Task details: Begin with the first line of the material and write out each line exactly, ending with the line that contains "50.4, 53.9, 28.8, 44.6, 5.2, 22.9, 26.5, 54.5]". Pictures are not part of the copy.

Dataset content:
##############################

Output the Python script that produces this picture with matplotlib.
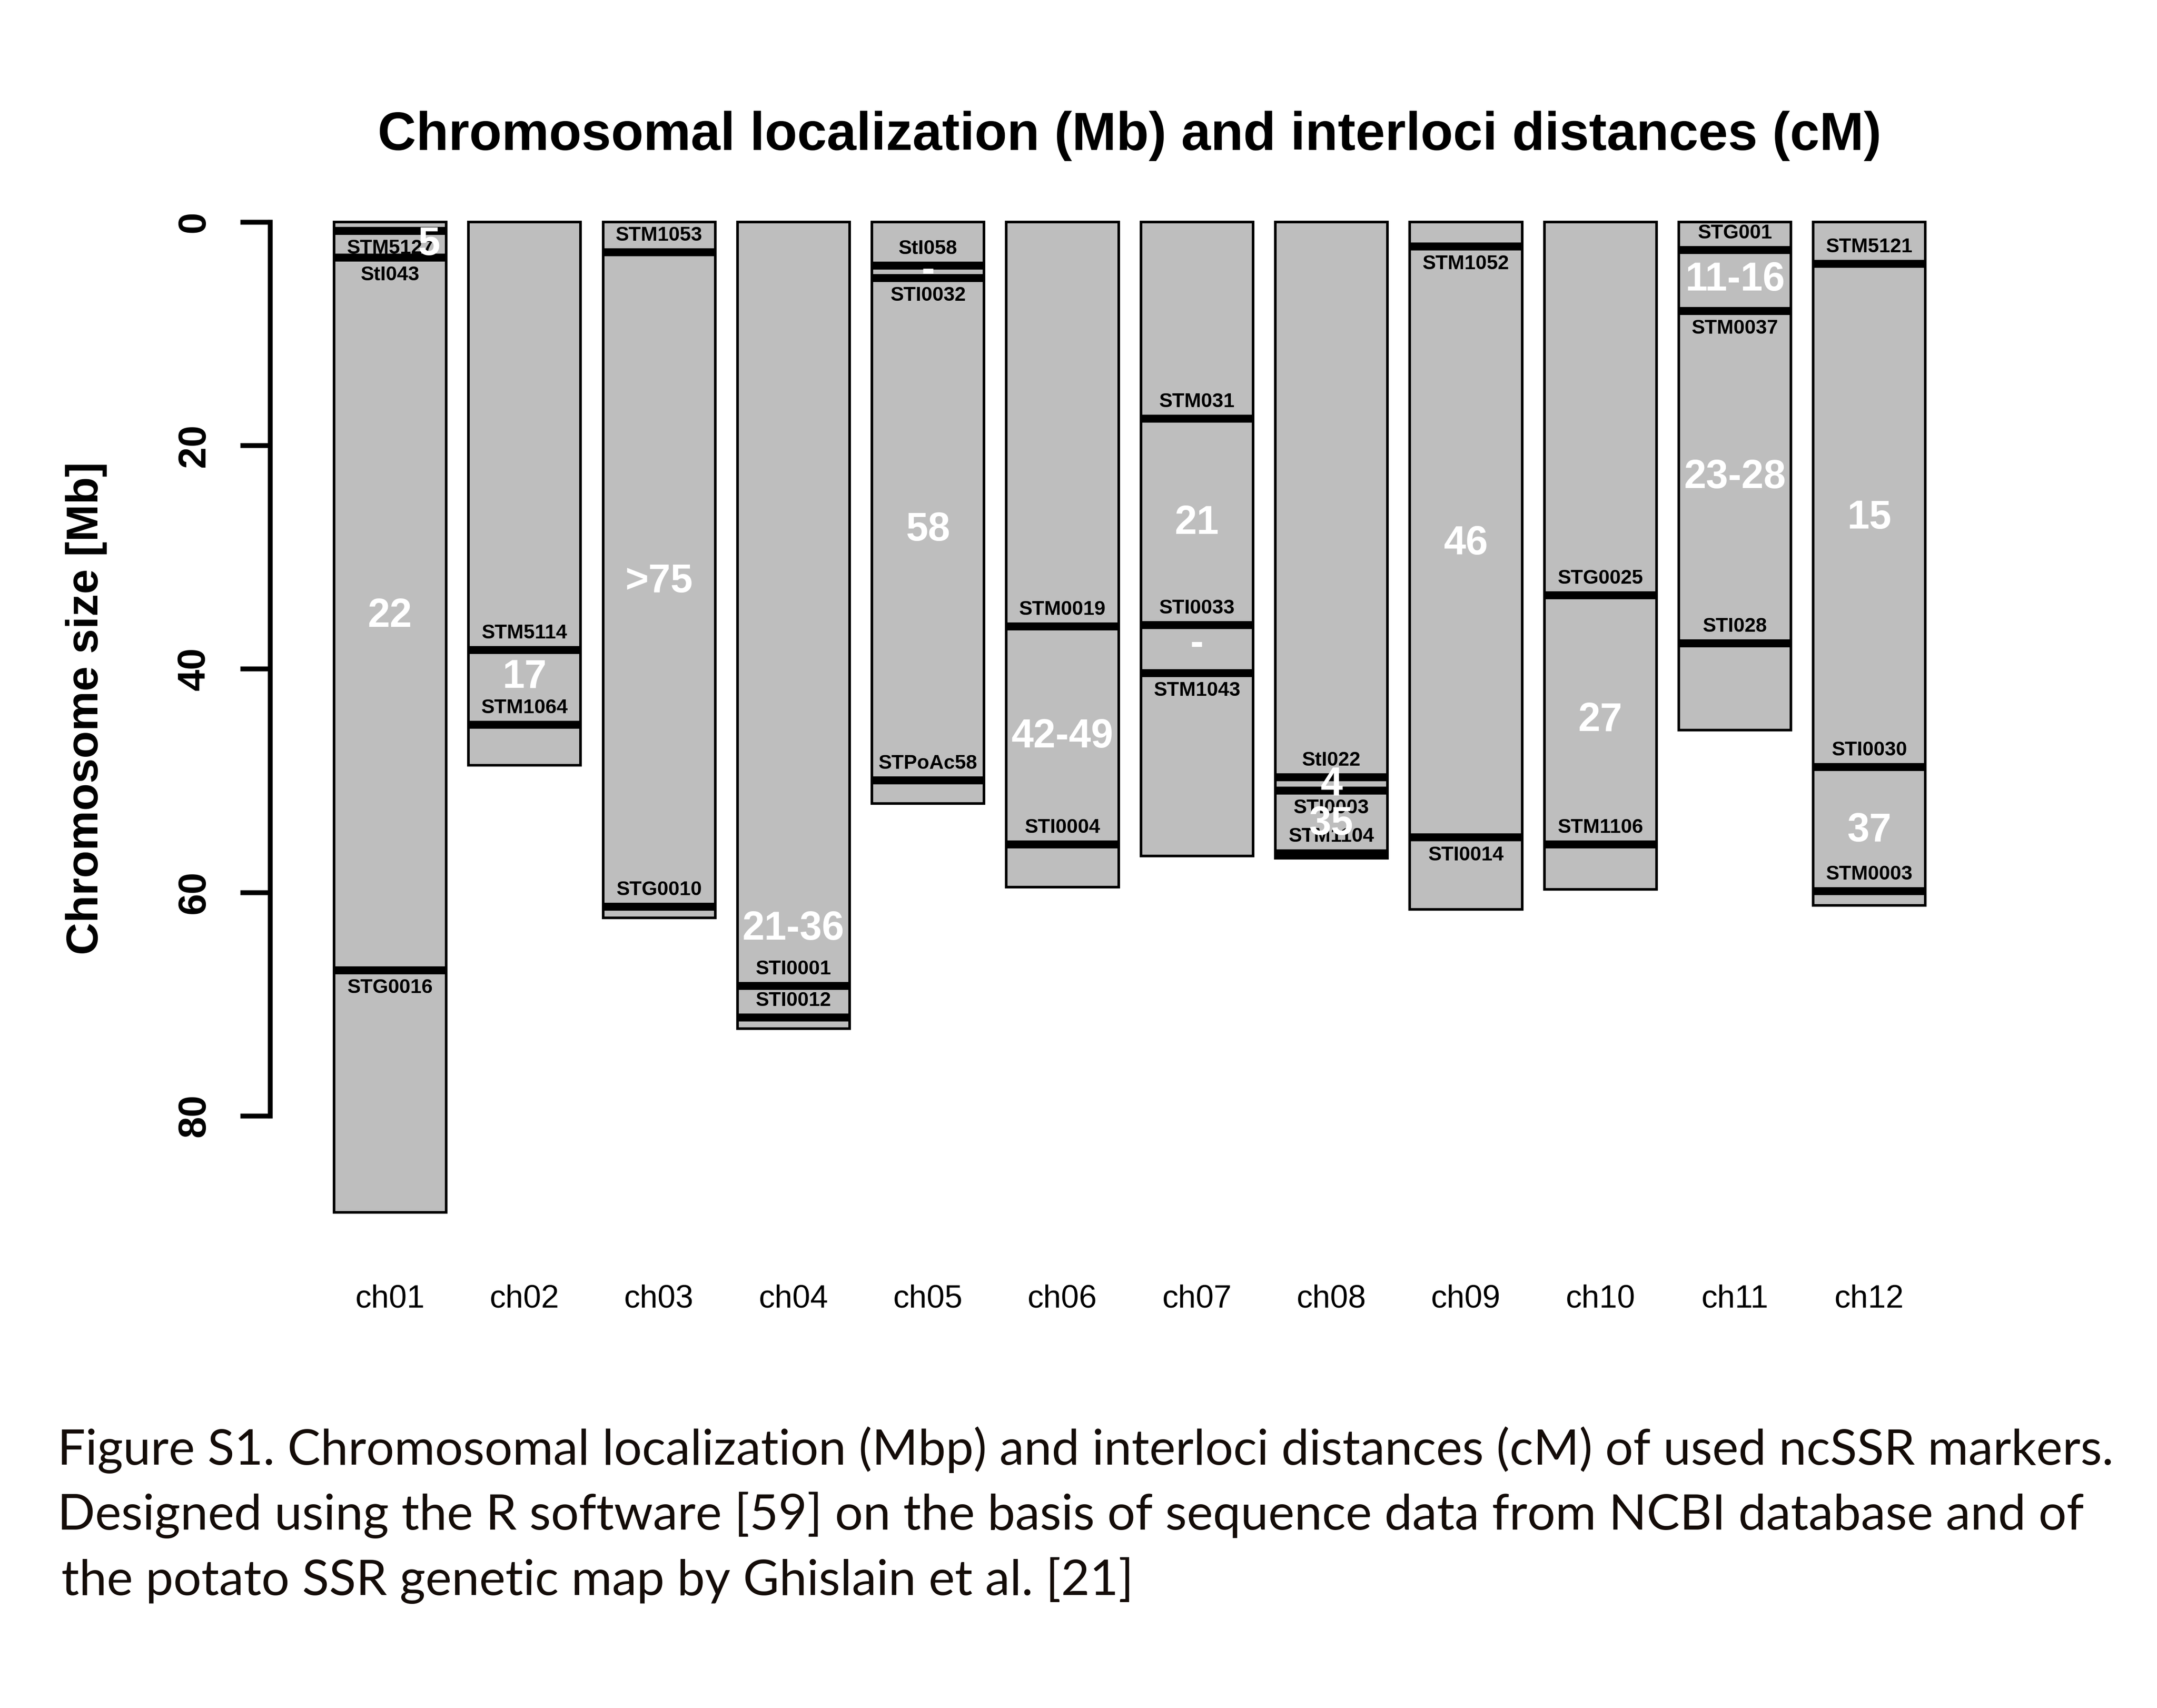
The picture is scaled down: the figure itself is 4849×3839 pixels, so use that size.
from matplotlib import pyplot as plt
from matplotlib.patches import Rectangle

# chromosome sizes (Mb)
chrom_names = ['ch01', 'ch02', 'ch03', 'ch04', 'ch05', 'ch06',
               'ch07', 'ch08', 'ch09', 'ch10', 'ch11', 'ch12']
chrom_len = [88.66, 48.61, 62.29, 72.21, 52.07, 59.53,
             56.76, 56.94, 61.54, 59.76, 45.48, 61.16]

# SSR markers: chromosome index, name, position (Mb), label side
marker_chrom = [1, 1, 1, 2, 2, 3, 3, 4, 4, 5, 5, 5, 6, 6, 7, 7, 7,
                8, 8, 8, 9, 9, 10, 10, 11, 11, 11, 12, 12, 12]
marker_name = ['STM5127', 'StI043', 'STG0016', 'STM5114', 'STM1064',
               'STM1053', 'STG0010', 'STI0001', 'STI0012',
               'StI058', 'STI0032', 'STPoAc58', 'STM0019', 'STI0004',
               'STM031', 'STI0033', 'STM1043', 'StI022', 'STI0003', 'STM1104',
               'STM1052', 'STI0014', 'STG0025', 'STM1106',
               'STG001', 'STM0037', 'STI028', 'STM5121', 'STI0030', 'STM0003']
marker_pos = [0.8, 3.2, 67.0, 38.3, 45.0, 2.7, 61.3, 68.4, 71.2,
              3.9, 5.0, 50.0, 36.2, 55.7, 17.6, 36.1, 40.4, 49.7, 50.9, 56.5,
              2.2, 55.1, 33.4, 55.7, 2.5, 7.95, 37.7, 3.75, 48.8, 59.9]
marker_side = ['below', 'below', 'below', 'above', 'above', 'above', 'above',
               'above', 'above', 'above', 'below', 'above', 'above', 'above',
               'above', 'above', 'below', 'above', 'below', 'above',
               'below', 'below', 'above', 'above', 'above', 'below', 'above',
               'above', 'above', 'above']

# interloci distances (cM) and where they are written (Mb)
dist_chrom = [1, 1, 2, 3, 4, 5, 5, 6, 7, 7, 8, 8, 9, 10, 11, 11, 12, 12]
dist_text = ['5', '22', '17', '>75', '21-36', '-', '58', '42-49', '21', '-',
             '4', '35', '46', '27', '11-16', '23-28', '15', '37']
dist_y = [2.0, 35.3, 40.8, 32.2, 63.3, 4.4, 27.6, 46.1, 27.0, 37.8,
          50.4, 53.9, 28.8, 44.6, 5.2, 22.9, 26.5, 54.5]

title = 'Chromosomal localization (Mb) and interloci distances (cM)'
ylabel = 'Chromosome size [Mb]'
caption = ['Figure S1. Chromosomal localization (Mbp) and interloci distances (cM) of used ncSSR markers.',
           'Designed using the R software [59] on the basis of sequence data from NCBI database and of',
           'the potato SSR genetic map by Ghislain et al. [21]']

plt.rcParams['font.family'] = ['Liberation Sans', 'DejaVu Sans']

W, H, DPI = 4849, 3839, 300
fig = plt.figure(figsize=(W / DPI, H / DPI), dpi=DPI)
ax = fig.add_axes([0.12518, 0.26830, 0.78512, 0.60172])
ax.set_xlim(0.107, 12.7)
ax.set_ylim(92, 0)

bar_w = 0.834
grey = '#bebebe'

for i, L in enumerate(chrom_len):
    x = i + 1
    ax.add_patch(Rectangle((x - bar_w / 2, 0), bar_w, L, facecolor=grey,
                           edgecolor='black', linewidth=1.4, clip_on=False, zorder=2))

for c, name, pos, side in zip(marker_chrom, marker_name, marker_pos, marker_side):
    ax.hlines(pos, c - bar_w / 2, c + bar_w / 2, colors='black', linewidth=4.3,
              zorder=3, clip_on=False)
    dy = 9 if side == 'above' else -9.5
    ax.annotate(name, (c, pos), xytext=(0, dy), textcoords='offset points',
                ha='center', va='center', fontsize=10.8, fontweight='bold',
                zorder=4, annotation_clip=False)

nudge = {0: 0.29}  # the tiny ch01 interval label sits off-centre
for k, (c, txt, y) in enumerate(zip(dist_chrom, dist_text, dist_y)):
    ax.text(c + nudge.get(k, 0), y, txt, ha='center', va='center', color='white',
            fontsize=21.5, fontweight='bold', zorder=5, clip_on=False)

# axes styling (R base-graphics look)
for s in ['top', 'right', 'bottom']:
    ax.spines[s].set_visible(False)
ax.spines['left'].set_bounds(0, 80)
ax.spines['left'].set_linewidth(2.6)
ax.set_yticks([0, 20, 40, 60, 80])
ax.tick_params(axis='y', length=16, width=2.6, pad=15, labelsize=21, labelrotation=90)
for t in ax.get_yticklabels():
    t.set_fontweight('bold')
    t.set_va('center')
ax.set_xticks([])
for i, n in enumerate(chrom_names):
    ax.text(i + 1, -0.048, n, transform=ax.get_xaxis_transform(),
            ha='center', va='center', fontsize=17.3)

fig.text(0.5236, 0.9203, title, ha='center', va='center', fontsize=28.7, fontweight='bold')
fig.text(0.040, 0.5853, ylabel, ha='center', va='center', rotation=90,
         fontsize=24.2, fontweight='bold')

# caption, scaled so the first line spans the same width as the original
cap_x = [129 / W, 129 / W, 138 / W]
cap_y = [1 - 3292 / H, 1 - 3438 / H, 1 - 3585 / H]
cap_font = ['Lato', 'DejaVu Sans']
renderer = fig.canvas.get_renderer()
probe = fig.text(0, 0, caption[0], fontsize=24, family=cap_font)
w = probe.get_window_extent(renderer).width
probe.remove()
cap_size = 24 * 4626 / w
for x, y, line in zip(cap_x, cap_y, caption):
    fig.text(x, y, line, ha='left', va='baseline', fontsize=cap_size,
             family=cap_font, color='#140c08')

fig.savefig('out.png', dpi=DPI, facecolor='white')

##############################

Answer to this problem:
Output the Python script that produces this picture with matplotlib.
The picture is scaled down: the figure itself is 4849×3839 pixels, so use that size.
from matplotlib import pyplot as plt
from matplotlib.patches import Rectangle

# chromosome sizes (Mb)
chrom_names = ['ch01', 'ch02', 'ch03', 'ch04', 'ch05', 'ch06',
               'ch07', 'ch08', 'ch09', 'ch10', 'ch11', 'ch12']
chrom_len = [88.66, 48.61, 62.29, 72.21, 52.07, 59.53,
             56.76, 56.94, 61.54, 59.76, 45.48, 61.16]

# SSR markers: chromosome index, name, position (Mb), label side
marker_chrom = [1, 1, 1, 2, 2, 3, 3, 4, 4, 5, 5, 5, 6, 6, 7, 7, 7,
                8, 8, 8, 9, 9, 10, 10, 11, 11, 11, 12, 12, 12]
marker_name = ['STM5127', 'StI043', 'STG0016', 'STM5114', 'STM1064',
               'STM1053', 'STG0010', 'STI0001', 'STI0012',
               'StI058', 'STI0032', 'STPoAc58', 'STM0019', 'STI0004',
               'STM031', 'STI0033', 'STM1043', 'StI022', 'STI0003', 'STM1104',
               'STM1052', 'STI0014', 'STG0025', 'STM1106',
               'STG001', 'STM0037', 'STI028', 'STM5121', 'STI0030', 'STM0003']
marker_pos = [0.8, 3.2, 67.0, 38.3, 45.0, 2.7, 61.3, 68.4, 71.2,
              3.9, 5.0, 50.0, 36.2, 55.7, 17.6, 36.1, 40.4, 49.7, 50.9, 56.5,
              2.2, 55.1, 33.4, 55.7, 2.5, 7.95, 37.7, 3.75, 48.8, 59.9]
marker_side = ['below', 'below', 'below', 'above', 'above', 'above', 'above',
               'above', 'above', 'above', 'below', 'above', 'above', 'above',
               'above', 'above', 'below', 'above', 'below', 'above',
               'below', 'below', 'above', 'above', 'above', 'below', 'above',
               'above', 'above', 'above']

# interloci distances (cM) and where they are written (Mb)
dist_chrom = [1, 1, 2, 3, 4, 5, 5, 6, 7, 7, 8, 8, 9, 10, 11, 11, 12, 12]
dist_text = ['5', '22', '17', '>75', '21-36', '-', '58', '42-49', '21', '-',
             '4', '35', '46', '27', '11-16', '23-28', '15', '37']
dist_y = [2.0, 35.3, 40.8, 32.2, 63.3, 4.4, 27.6, 46.1, 27.0, 37.8,
          50.4, 53.9, 28.8, 44.6, 5.2, 22.9, 26.5, 54.5]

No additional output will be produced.